----- Stored rows -----

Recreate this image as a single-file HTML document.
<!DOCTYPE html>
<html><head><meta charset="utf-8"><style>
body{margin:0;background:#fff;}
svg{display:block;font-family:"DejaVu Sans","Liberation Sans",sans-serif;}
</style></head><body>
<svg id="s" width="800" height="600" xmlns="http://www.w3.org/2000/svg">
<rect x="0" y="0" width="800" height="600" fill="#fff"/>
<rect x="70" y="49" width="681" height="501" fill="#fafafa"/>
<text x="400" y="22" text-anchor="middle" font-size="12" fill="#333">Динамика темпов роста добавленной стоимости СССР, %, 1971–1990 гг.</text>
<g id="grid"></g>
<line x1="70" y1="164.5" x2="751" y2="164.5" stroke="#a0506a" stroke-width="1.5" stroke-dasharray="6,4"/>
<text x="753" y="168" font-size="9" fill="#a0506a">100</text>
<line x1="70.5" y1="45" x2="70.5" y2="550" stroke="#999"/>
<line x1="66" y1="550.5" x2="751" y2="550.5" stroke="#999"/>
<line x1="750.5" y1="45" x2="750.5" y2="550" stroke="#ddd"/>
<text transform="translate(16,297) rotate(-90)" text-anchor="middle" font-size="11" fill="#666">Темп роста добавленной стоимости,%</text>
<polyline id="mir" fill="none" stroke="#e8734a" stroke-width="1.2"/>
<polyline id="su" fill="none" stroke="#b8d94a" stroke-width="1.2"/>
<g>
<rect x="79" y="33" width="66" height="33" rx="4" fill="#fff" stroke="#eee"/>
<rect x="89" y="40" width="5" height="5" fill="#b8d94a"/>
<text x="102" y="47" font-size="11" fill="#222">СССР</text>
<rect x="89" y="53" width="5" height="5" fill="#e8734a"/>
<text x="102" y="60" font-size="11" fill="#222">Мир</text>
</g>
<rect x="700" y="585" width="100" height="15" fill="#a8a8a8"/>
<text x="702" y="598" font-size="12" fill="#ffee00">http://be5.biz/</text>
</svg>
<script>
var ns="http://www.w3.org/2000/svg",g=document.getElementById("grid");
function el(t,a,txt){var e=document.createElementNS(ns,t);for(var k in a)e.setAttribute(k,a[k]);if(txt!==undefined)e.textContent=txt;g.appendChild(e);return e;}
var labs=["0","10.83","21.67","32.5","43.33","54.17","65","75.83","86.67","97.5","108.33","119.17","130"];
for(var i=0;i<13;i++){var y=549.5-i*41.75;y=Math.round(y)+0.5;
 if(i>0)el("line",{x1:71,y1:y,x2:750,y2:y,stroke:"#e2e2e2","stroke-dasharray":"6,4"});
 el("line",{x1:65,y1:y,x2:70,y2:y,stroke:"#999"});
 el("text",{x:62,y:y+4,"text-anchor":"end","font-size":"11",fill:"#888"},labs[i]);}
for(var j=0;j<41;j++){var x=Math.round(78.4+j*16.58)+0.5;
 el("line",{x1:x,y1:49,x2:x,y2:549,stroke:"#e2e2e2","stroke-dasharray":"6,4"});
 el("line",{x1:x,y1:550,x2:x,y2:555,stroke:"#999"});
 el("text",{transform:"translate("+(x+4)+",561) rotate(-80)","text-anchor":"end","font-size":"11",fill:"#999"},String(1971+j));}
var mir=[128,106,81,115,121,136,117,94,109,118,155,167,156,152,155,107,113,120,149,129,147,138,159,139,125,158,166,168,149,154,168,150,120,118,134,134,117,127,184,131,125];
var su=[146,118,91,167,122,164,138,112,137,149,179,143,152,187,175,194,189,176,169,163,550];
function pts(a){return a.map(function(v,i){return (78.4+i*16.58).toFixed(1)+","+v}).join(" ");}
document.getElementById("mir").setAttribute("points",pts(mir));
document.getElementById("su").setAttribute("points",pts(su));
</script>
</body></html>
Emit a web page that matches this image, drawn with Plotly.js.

-----
----- Stored rows -----

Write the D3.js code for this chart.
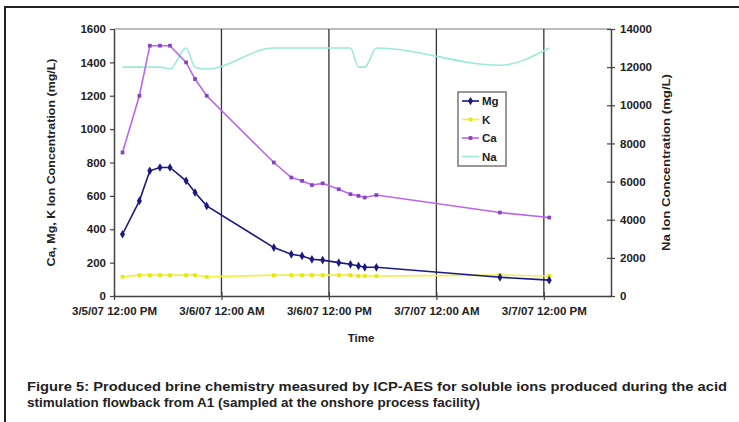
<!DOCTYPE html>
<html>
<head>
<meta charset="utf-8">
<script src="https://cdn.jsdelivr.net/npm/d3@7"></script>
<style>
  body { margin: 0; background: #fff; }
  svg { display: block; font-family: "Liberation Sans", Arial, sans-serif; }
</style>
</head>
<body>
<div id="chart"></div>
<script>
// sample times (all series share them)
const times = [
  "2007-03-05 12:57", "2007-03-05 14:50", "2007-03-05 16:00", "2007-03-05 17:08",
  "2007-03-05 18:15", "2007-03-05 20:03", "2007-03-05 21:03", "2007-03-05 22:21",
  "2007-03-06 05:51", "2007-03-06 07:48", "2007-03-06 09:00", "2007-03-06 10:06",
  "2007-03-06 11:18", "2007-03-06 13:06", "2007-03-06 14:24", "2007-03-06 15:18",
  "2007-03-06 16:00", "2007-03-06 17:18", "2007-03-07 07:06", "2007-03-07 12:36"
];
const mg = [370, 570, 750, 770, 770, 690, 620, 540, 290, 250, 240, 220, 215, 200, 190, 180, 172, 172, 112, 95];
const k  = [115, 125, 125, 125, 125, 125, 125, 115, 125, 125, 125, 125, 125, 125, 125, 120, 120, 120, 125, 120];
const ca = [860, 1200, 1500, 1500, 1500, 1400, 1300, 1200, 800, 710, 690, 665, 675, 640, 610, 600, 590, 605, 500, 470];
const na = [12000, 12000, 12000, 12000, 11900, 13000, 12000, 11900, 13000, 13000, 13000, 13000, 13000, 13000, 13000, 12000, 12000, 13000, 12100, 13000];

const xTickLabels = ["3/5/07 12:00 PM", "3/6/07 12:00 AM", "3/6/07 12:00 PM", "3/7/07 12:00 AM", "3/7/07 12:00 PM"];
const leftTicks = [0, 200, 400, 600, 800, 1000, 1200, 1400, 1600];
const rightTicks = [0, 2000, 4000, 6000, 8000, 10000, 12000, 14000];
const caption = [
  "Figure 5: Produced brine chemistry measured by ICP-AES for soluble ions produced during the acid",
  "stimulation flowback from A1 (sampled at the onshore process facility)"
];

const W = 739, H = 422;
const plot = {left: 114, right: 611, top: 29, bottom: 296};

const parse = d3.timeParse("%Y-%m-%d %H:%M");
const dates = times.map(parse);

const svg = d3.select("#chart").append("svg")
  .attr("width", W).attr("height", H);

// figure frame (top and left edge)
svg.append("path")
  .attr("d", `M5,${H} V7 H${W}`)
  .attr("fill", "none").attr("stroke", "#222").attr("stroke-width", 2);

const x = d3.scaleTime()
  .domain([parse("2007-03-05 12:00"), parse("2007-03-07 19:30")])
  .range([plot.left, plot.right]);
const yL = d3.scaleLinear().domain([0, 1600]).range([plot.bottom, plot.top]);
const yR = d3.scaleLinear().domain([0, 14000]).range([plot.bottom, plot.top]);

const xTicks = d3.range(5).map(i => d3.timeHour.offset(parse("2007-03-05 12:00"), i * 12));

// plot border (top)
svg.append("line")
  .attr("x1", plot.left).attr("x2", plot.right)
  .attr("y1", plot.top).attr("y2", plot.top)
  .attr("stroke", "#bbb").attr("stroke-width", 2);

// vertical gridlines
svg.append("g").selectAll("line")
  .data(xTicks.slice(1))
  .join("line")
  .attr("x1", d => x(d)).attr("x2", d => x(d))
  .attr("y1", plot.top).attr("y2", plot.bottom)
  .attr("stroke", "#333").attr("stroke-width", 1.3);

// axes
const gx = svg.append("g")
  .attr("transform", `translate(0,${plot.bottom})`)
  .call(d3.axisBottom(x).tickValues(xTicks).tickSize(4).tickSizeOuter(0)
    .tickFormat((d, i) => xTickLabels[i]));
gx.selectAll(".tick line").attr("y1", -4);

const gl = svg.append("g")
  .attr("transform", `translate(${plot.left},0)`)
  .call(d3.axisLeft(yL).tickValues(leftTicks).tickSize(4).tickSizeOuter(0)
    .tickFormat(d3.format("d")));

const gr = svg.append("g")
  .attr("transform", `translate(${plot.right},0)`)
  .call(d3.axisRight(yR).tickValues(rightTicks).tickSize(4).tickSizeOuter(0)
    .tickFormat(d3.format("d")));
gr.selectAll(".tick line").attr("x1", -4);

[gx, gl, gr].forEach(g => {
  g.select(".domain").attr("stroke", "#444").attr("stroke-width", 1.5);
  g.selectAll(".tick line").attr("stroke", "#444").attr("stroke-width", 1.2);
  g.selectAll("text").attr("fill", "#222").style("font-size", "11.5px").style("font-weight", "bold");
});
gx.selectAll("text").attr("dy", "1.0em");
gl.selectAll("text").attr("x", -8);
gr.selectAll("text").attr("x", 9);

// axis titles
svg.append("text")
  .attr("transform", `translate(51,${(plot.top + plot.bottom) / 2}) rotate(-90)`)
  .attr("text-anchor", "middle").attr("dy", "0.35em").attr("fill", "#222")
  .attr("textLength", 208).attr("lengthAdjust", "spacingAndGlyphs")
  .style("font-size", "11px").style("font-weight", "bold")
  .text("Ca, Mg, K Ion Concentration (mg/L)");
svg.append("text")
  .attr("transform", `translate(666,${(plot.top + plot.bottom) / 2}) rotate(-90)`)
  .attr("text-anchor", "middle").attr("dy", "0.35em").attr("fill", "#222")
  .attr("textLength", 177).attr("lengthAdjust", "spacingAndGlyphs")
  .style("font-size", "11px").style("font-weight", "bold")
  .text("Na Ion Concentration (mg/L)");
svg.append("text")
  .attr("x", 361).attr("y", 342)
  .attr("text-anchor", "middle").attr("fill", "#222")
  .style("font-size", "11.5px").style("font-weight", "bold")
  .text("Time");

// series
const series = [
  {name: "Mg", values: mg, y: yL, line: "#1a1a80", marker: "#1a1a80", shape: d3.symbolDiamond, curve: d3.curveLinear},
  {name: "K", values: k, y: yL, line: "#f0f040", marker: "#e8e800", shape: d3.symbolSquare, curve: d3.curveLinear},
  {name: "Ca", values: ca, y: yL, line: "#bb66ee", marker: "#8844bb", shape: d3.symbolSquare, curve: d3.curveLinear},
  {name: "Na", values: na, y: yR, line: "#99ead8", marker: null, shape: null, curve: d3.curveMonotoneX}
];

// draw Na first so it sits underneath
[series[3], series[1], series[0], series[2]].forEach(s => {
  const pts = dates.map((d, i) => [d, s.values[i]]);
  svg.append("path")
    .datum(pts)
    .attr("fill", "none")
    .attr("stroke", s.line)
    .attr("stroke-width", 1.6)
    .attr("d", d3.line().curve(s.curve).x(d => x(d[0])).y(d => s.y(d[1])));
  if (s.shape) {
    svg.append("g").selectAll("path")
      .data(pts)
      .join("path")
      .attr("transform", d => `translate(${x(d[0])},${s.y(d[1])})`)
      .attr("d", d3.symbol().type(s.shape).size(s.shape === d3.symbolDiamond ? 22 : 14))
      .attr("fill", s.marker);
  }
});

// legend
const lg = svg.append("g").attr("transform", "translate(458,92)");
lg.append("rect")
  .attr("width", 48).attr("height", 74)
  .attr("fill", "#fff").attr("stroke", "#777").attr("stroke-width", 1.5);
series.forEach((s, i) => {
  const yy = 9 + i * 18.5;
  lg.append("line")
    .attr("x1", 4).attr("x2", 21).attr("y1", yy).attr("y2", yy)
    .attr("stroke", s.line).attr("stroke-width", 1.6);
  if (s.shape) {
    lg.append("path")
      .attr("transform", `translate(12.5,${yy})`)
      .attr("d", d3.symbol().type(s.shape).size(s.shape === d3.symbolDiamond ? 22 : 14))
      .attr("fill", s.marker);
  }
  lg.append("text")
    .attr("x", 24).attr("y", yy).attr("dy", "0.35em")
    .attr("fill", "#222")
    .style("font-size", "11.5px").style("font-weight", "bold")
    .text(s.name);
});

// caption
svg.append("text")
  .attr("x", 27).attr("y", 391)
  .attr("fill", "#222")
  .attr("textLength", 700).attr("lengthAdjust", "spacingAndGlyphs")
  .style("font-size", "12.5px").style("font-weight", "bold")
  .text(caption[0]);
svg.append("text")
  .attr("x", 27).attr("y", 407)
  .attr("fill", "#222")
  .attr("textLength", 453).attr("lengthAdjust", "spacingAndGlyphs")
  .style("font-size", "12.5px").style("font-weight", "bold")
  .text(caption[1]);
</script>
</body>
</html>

-----

* _What this task involves_
Using the data above, extract exactly the lines from the one containing "Write the D3.js code for this chart." through the one containing "13000, 12100, 13000];". Pictures are left out.

* _Result of the task_
Write the D3.js code for this chart.
<!DOCTYPE html>
<html>
<head>
<meta charset="utf-8">
<script src="https://cdn.jsdelivr.net/npm/d3@7"></script>
<style>
  body { margin: 0; background: #fff; }
  svg { display: block; font-family: "Liberation Sans", Arial, sans-serif; }
</style>
</head>
<body>
<div id="chart"></div>
<script>
// sample times (all series share them)
const times = [
  "2007-03-05 12:57", "2007-03-05 14:50", "2007-03-05 16:00", "2007-03-05 17:08",
  "2007-03-05 18:15", "2007-03-05 20:03", "2007-03-05 21:03", "2007-03-05 22:21",
  "2007-03-06 05:51", "2007-03-06 07:48", "2007-03-06 09:00", "2007-03-06 10:06",
  "2007-03-06 11:18", "2007-03-06 13:06", "2007-03-06 14:24", "2007-03-06 15:18",
  "2007-03-06 16:00", "2007-03-06 17:18", "2007-03-07 07:06", "2007-03-07 12:36"
];
const mg = [370, 570, 750, 770, 770, 690, 620, 540, 290, 250, 240, 220, 215, 200, 190, 180, 172, 172, 112, 95];
const k  = [115, 125, 125, 125, 125, 125, 125, 115, 125, 125, 125, 125, 125, 125, 125, 120, 120, 120, 125, 120];
const ca = [860, 1200, 1500, 1500, 1500, 1400, 1300, 1200, 800, 710, 690, 665, 675, 640, 610, 600, 590, 605, 500, 470];
const na = [12000, 12000, 12000, 12000, 11900, 13000, 12000, 11900, 13000, 13000, 13000, 13000, 13000, 13000, 13000, 12000, 12000, 13000, 12100, 13000];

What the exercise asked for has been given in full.